I started my first week at the New York City Family Justice Center, in Queens, with anticipation. As someone who has been working directly with children for 3 years now, I couldn’t wait to keep meeting and spending time with bright new faces! Working with children who witnessed or experienced domestic violence is definitely something new, but I felt like I was ready to do it. On my one hour subway ride to work, I wondered what I’d be getting do with the children this week, what activities we might partake in, how our relationships might form! However, since I hadn’t been cleared by New York State to work directly with children just yet, my first week was just a bit of office work.

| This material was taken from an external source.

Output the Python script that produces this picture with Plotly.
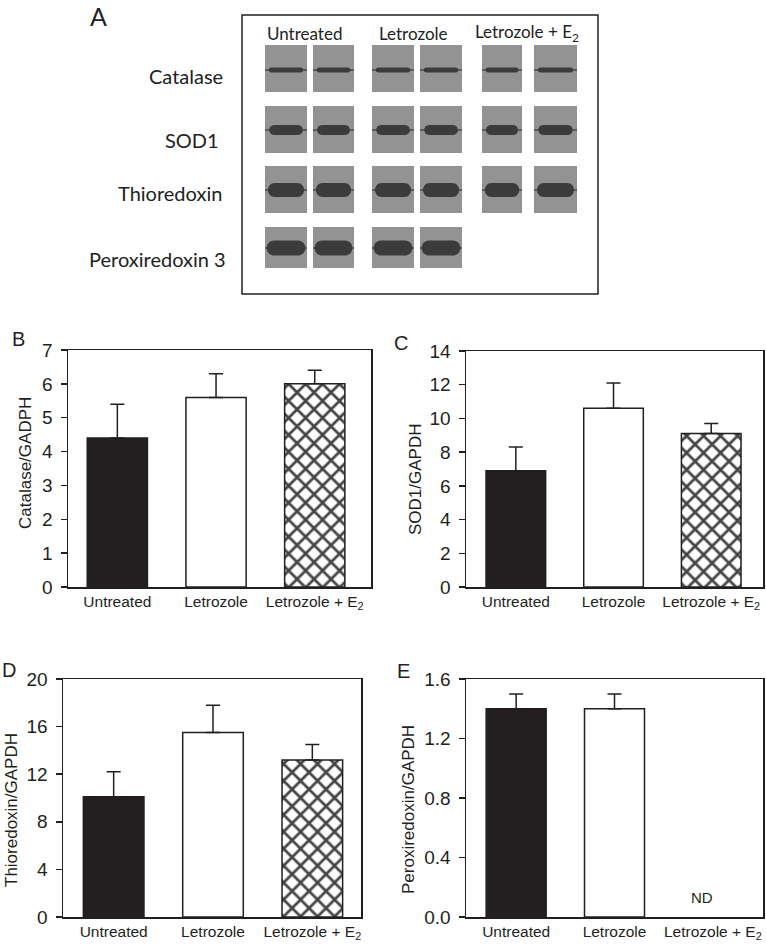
import plotly.graph_objects as go

W, H = 766, 949

# ---------------- data ----------------
categories = ["Untreated", "Letrozole", "Letrozole + E<sub>2</sub>"]
catalase = [4.4, 5.6, 6.0]
catalase_err = [1.0, 0.7, 0.4]
sod1 = [6.9, 10.6, 9.1]
sod1_err = [1.4, 1.5, 0.6]
thioredoxin = [10.1, 15.5, 13.2]
thioredoxin_err = [2.1, 2.3, 1.3]
peroxiredoxin = [1.4, 1.4, None]
peroxiredoxin_err = [0.1, 0.1, 0.0]

blot_rows = ["Catalase", "SOD1", "Thioredoxin", "Peroxiredoxin 3"]
blot_groups = ["Untreated", "Letrozole", "Letrozole + E<sub>2</sub>"]
blot_lanes_per_row = [6, 6, 6, 4]

# ---------------- layout helpers ----------------
def xd(a, b):
    return [a / W, b / W]

def yd(top, bottom):
    return [1 - bottom / H, 1 - top / H]

bar_colors = ["#231f20", "white", "white"]
pattern_shapes = ["", "", "x"]

fig = go.Figure()

panels = [
    (catalase, catalase_err, "x", "y", xd(68, 371), yd(350, 587), [-0.5, 2.57], [0, 7], 1, None),
    (sod1, sod1_err, "x2", "y2", xd(466, 763), yd(351, 587), [-0.51, 2.53], [0, 14], 2, None),
    (thioredoxin, thioredoxin_err, "x3", "y3", xd(63, 361), yd(679, 917), [-0.51, 2.49], [0, 20], 4, None),
    (peroxiredoxin, peroxiredoxin_err, "x4", "y4", xd(466, 763), yd(679, 917), [-0.51, 2.51], [0, 1.6], 0.4, ".1f"),
]

axis_font = dict(family="Liberation Sans, Arial", size=19, color="#231f20")
cat_font = dict(family="Liberation Sans, Arial", size=15.5, color="#231f20")

layout_axes = {}
for i, (vals, errs, xa, ya, xdom, ydom, xr, yr, dt, fmt) in enumerate(panels):
    fig.add_trace(go.Bar(
        x=categories, y=vals, xaxis=xa, yaxis=ya, width=0.61,
        marker=dict(color=bar_colors, line=dict(color="#231f20", width=1.5),
                    pattern=dict(shape=pattern_shapes, fgcolor="#000000", bgcolor="white",
                                 fgopacity=1, size=12, solidity=0.4)),
        error_y=dict(type="data", symmetric=False, array=errs, arrayminus=[0, 0, 0],
                     color="#231f20", thickness=1.5, width=7),
        showlegend=False, hoverinfo="skip",
    ))
    xk = "xaxis" if xa == "x" else "xaxis" + xa[1:]
    yk = "yaxis" if ya == "y" else "yaxis" + ya[1:]
    layout_axes[xk] = dict(domain=xdom, anchor=ya, range=xr, showline=True, mirror=True,
                           linecolor="#231f20", linewidth=1.5, ticks="", showgrid=False,
                           zeroline=False, tickfont=cat_font, type="category", fixedrange=True,
                           automargin=False)
    yax = dict(domain=ydom, anchor=xa, range=yr, dtick=dt, tick0=0, showline=True, mirror=True,
               linecolor="#231f20", linewidth=1.5, ticks="outside", ticklen=6, tickwidth=1.5,
               tickcolor="#231f20", showgrid=False, zeroline=False, tickfont=axis_font,
               ticklabelstandoff=4, fixedrange=True, automargin=False)
    if fmt:
        yax["tickformat"] = fmt
    layout_axes[yk] = yax

# overlay pixel axis for panel A and free text
layout_axes["xaxis5"] = dict(domain=[0, 1], anchor="y5", range=[0, W], visible=False,
                             fixedrange=True, automargin=False)
layout_axes["yaxis5"] = dict(domain=[0, 1], anchor="x5", range=[H, 0], visible=False,
                             fixedrange=True, automargin=False)
fig.add_trace(go.Scatter(x=[0], y=[0], xaxis="x5", yaxis="y5", mode="markers",
                         marker=dict(opacity=0), showlegend=False, hoverinfo="skip"))

fig.update_layout(**layout_axes)

shapes = []
annotations = []

shapes.append(dict(type="rect", xref="x5", yref="y5", x0=242, x1=598, y0=15, y1=294,
                   line=dict(color="#222", width=1.5), fillcolor="rgba(0,0,0,0)"))

lane_x = [(265, 307), (313, 354), (372, 414), (420, 462), (482, 522), (534, 577)]
row_y = [(45, 92), (106, 153), (166, 213), (227, 268)]
band_cy = [70, 130, 190, 248]
band_h = [5, 10, 14, 15]
band_wf = [0.82, 0.8, 0.86, 0.92]
row_label_y = [76, 140, 193, 259]
row_label_right = [225, 221, 224, 228]

def stadium(cx, cy, hw, hh):
    r = hh
    k = 4.0 / 3.0 * r
    x0, x1 = cx - hw + r, cx + hw - r
    return (f"M {x0},{cy-hh} L {x1},{cy-hh} C {x1+k},{cy-hh} {x1+k},{cy+hh} {x1},{cy+hh} "
            f"L {x0},{cy+hh} C {x0-k},{cy+hh} {x0-k},{cy-hh} {x0},{cy-hh} Z")

for ri in range(len(blot_rows)):
    for li in range(blot_lanes_per_row[ri]):
        a, b = lane_x[li]
        t, btm = row_y[ri]
        shapes.append(dict(type="rect", xref="x5", yref="y5", x0=a, x1=b, y0=t, y1=btm,
                           line=dict(width=0), fillcolor="#939393", layer="above"))
        cy = band_cy[ri]
        shapes.append(dict(type="line", xref="x5", yref="y5", x0=a, x1=b, y0=cy, y1=cy,
                           line=dict(color="#4a4a4a", width=1.5), layer="above"))
        cx = (a + b) / 2
        hw = (b - a) / 2 * band_wf[ri]
        shapes.append(dict(type="path", xref="x5", yref="y5", path=stadium(cx, cy, hw, band_h[ri] / 2),
                           line=dict(width=0), fillcolor="#3b3b3b", layer="above"))

lato = "Lato, Open Sans, sans-serif"
for ri, name in enumerate(blot_rows):
    annotations.append(dict(xref="x5", yref="y5", x=row_label_right[ri], y=row_label_y[ri],
                            text=name, showarrow=False, xanchor="right", yanchor="middle",
                            font=dict(family=lato, size=20, color="#222")))

group_cx = [304, 413, 527]
for gi, g in enumerate(blot_groups):
    annotations.append(dict(xref="x5", yref="y5", x=group_cx[gi], y=33, text=g, showarrow=False,
                            xanchor="center", yanchor="middle",
                            font=dict(family=lato, size=17, color="#222")))

annotations.append(dict(xref="x5", yref="y5", x=98, y=16, text="A", showarrow=False,
                        xanchor="center", yanchor="middle", font=dict(family=lato, size=25, color="#222")))

arial = "Liberation Sans, Arial"
letters = [("B", 18, 339), ("C", 401, 343), ("D", 9, 670), ("E", 403, 671)]
for t, x, y in letters:
    annotations.append(dict(xref="x5", yref="y5", x=x, y=y, text=t, showarrow=False,
                            xanchor="center", yanchor="middle", font=dict(family=arial, size=20, color="#231f20")))

ytitles = [("Catalase/GADPH", 25, 463), ("SOD1/GAPDH", 415, 480),
           ("Thioredoxin/GAPDH", 11, 810), ("Peroxiredoxin/GAPDH", 408, 810)]
for t, x, y in ytitles:
    annotations.append(dict(xref="x5", yref="y5", x=x, y=y, text=t, showarrow=False, textangle=-90,
                            xanchor="center", yanchor="middle", font=dict(family=arial, size=17, color="#231f20")))

annotations.append(dict(xref="x4", yref="y4", x=2, y=0.128, xshift=-11, text="ND", showarrow=False,
                        xanchor="center", yanchor="middle", font=dict(family=arial, size=15, color="#231f20")))

fig.update_layout(
    width=W, height=H, margin=dict(l=0, r=0, t=0, b=0, pad=0, autoexpand=False),
    paper_bgcolor="white", plot_bgcolor="rgba(0,0,0,0)",
    shapes=shapes, annotations=annotations, bargap=0.4,
)

fig.write_html("out.html", config={"displayModeBar": False, "staticPlot": True},
               post_script="document.body.style.margin='0';")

After one week, I was finally cleared! Now, I could start being with the children who came in, and provide all that I thought I could. I was ready, I was determined, I was….excited! Nothing makes me happier than working with children. I eagerly waited to hear the news that a child was coming into the center and needed to go into the Children’s Room. As I was waiting, my excitement suddenly felt …wrong. How could I be excited to see children who have or still are suffering from domestic violence (DV)? What am I doing? How could I want them to come into this center, when coming in means that they and/or their families need assistance, safety, counseling? Suddenly, I didn’t know what to feel.
Of course, as someone who will interact with the children and partake in therapeutic play, I may be the first or only person these children open up to or feel comfortable being around, and that’s something to be happy about, right? I will provide something to these children that may be a great step in recovery or a great technique for them to adopt into their lives. Yet, the biggest paradox of all is the fact that without these children suffering trauma, no one at the center would have a job. I don’t know how to sit with myself. Sure, without sick patients, doctors wouldn’t have a job. But what does it mean to be excited to work with children, to make a living or participate in and benefit from a DukeEngage project based off of the trauma of others? Not only this, but, what does it mean for someone who has never experienced or witnessed DV, someone who hasn’t even finished their Psychology degree, to be considered qualified enough to provide trauma informed play for children of DV? These are the ethical questions that I don’t know how to answer, and I don’t know that I will ever get one.
In speaking with my supervisors, co-workers, and Moxies, perhaps I’m overthinking it. While these are the paradoxes of service-work, what truly matters most is the fact that I am here, willing and ready to learn and serve in any way that I can. Hopefully, what I learn and how I serve provides a positive impact, a ripple of positive change, in the life of at least one child suffering from the trauma of domestic violence. What genuinely matters is that I am here to serve in solidarity with these families and work alongside them to provide them with what they want and need, not what I think they’d want or need. Most importantly, advocacy and constant attention is what I need to do to work in solidarity with these families and their experiences, and ease these questions. Perhaps my job and my project survive because of these issues now, but with constant advocacy and attention, I can hope that this job will no longer be needed in the future.